モンティ・ホール問題とは、条件付き確率を論じる際に頻出の問題で、確率論的に正しいことと人間の直感とが一致しないことの例としてよく話題になる。問題の内容は以下のとおりである。
「プレーヤーの前に閉まった3つのドアがあって、1つのドアの後ろには景品の新車が、2つのドアの後ろには、はずれを意味するヤギがいる。プレーヤーは新車のドアを当てると新車がもらえる。プレーヤーが1つのドアを選択した後、司会のモンティが残りのドアのうちヤギがいるドアを開けてヤギを見せる。ここでプレーヤーは、最初に選んだドアを、残っている開けられていないドアに変更してもよいと言われる。プレーヤーはドアを変更すべきだろうか?」
wikipediaより引用
ここで、プレイヤーに選択したドアが当たりである確率は、残されたドアが2つなので、直感では2分の1に思える。しかし、条件付き確率の論理を使うと、答えは3分の1になるので、プレイヤーはドアを変更することで、当たる確率が2倍(3分の2)になるというのが定説である。つまり、直感解の2分の1は間違いで、正解は3分の1ということである。これ以降、正解を「模範解」としよう。
しかし、豊田(2016)は、モンティ・ホール問題の直感解の2分の1は、間違っているわけではないと主張する。むしろ、プレイヤーがその場で2分の1と判断することのほうが自然であり、それが正解だというのである。そのロジックは何だろうか。
条件付き確率との関係が深いベイズの理論では、事前確率を設定し、新たなデータを吟味して、事後確率を求める。モンティ・ホール問題では、3つのドアのそれぞれに当たりが出る確率は3分の1とするのが事前確率で、その後、司会がドアを1つを開けた事実がデータであり、そのデータから、条件付き確率(そのドアがはずれであったときに、選んだドアが当たりである確率)、すなわち事後確率を求める。このようなプロセスを踏んで、模範解である3分の1を導いていくわけであるが、実は、このプロセスの中で、気づきにくいもう1つの事前確率が設定されているのである。それは、選んだドアが当たりの時に、司会者が特定のドアを開ける確率である。これを2分の1と設定すると、模範解である3分の1が導かれるので、これを正解とし、直感解を誤りとするのである。

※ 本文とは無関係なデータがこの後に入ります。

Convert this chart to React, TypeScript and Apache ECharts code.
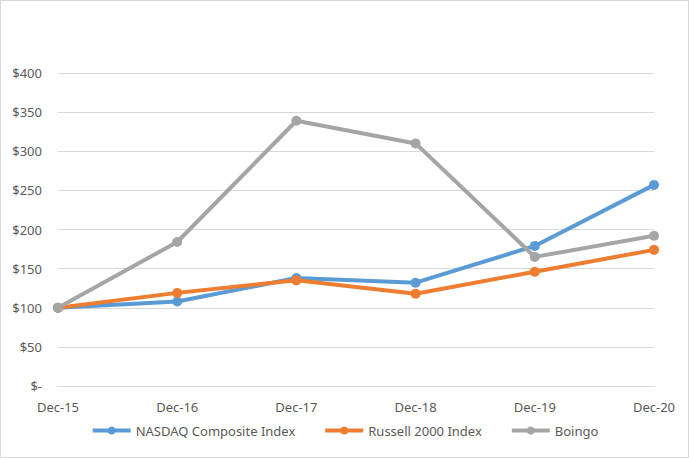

豊田によれば、模範解の計算に用いられる2つ事前確率のうち、3つのドアのそれぞれに当たりが出る確率を3分の1とするのは、まあ妥当であるとしても、残りの選んだドアが当たりの時に、司会者が特定のドアを開ける確率を2分の1とすることは再考すべきである。本当に2分の1でよいのかということである。むしろ「確率は不明である」とするのが適切ではないかということである。例えば、2つのドアがはずれのとき、司会者はランダムにどちらかを開けるのではなく、常に自分の手前にあるドアを開けるかもしれないというような様々な可能性を考慮するのである。ベイズ統計では、このように、事前確率が自明でないときに、特定の確率分布を用いる。そして、豊田は、そのとき用いる分布として無難なのが、無情報的確率分布としての一様分布だという。一言でいえば、2分の1とか、3分の1とか、あるいは6分の1とか、事前確率が様々な値であることの「確率」が等しいと仮定するのである。
上記の手続きを踏むと、プレイヤーに選択したドアが当たりである確率の値の「確率分布」が生成される。これがベイズ統計でいうところの事後分布である。この確率分布を読み解くことによって、モンティ・ホール問題に対する何らかの結論を導くことになる。豊田によれば、模範解である3分の1は、事後分布の「中央値」である。しかし、分布の形によっては中央値が分布を代表する値であるとは限らない。実は、直感解である2分の1は、事後確率としてはもっとも高い確率を与える値なのである。要するに、モンティ・ホール問題について、すぐには気づきにくい「残りの選んだドアが当たりの時に、司会者が特定のドアを開ける確率」を、2分の1ではなく不明であると仮定して、ベイズ統計的な推論を行うと、直感解である2分の1である確率がもっとも高い、ということになる。このことから、豊田は、2分の1が正解なのだと解説するのである。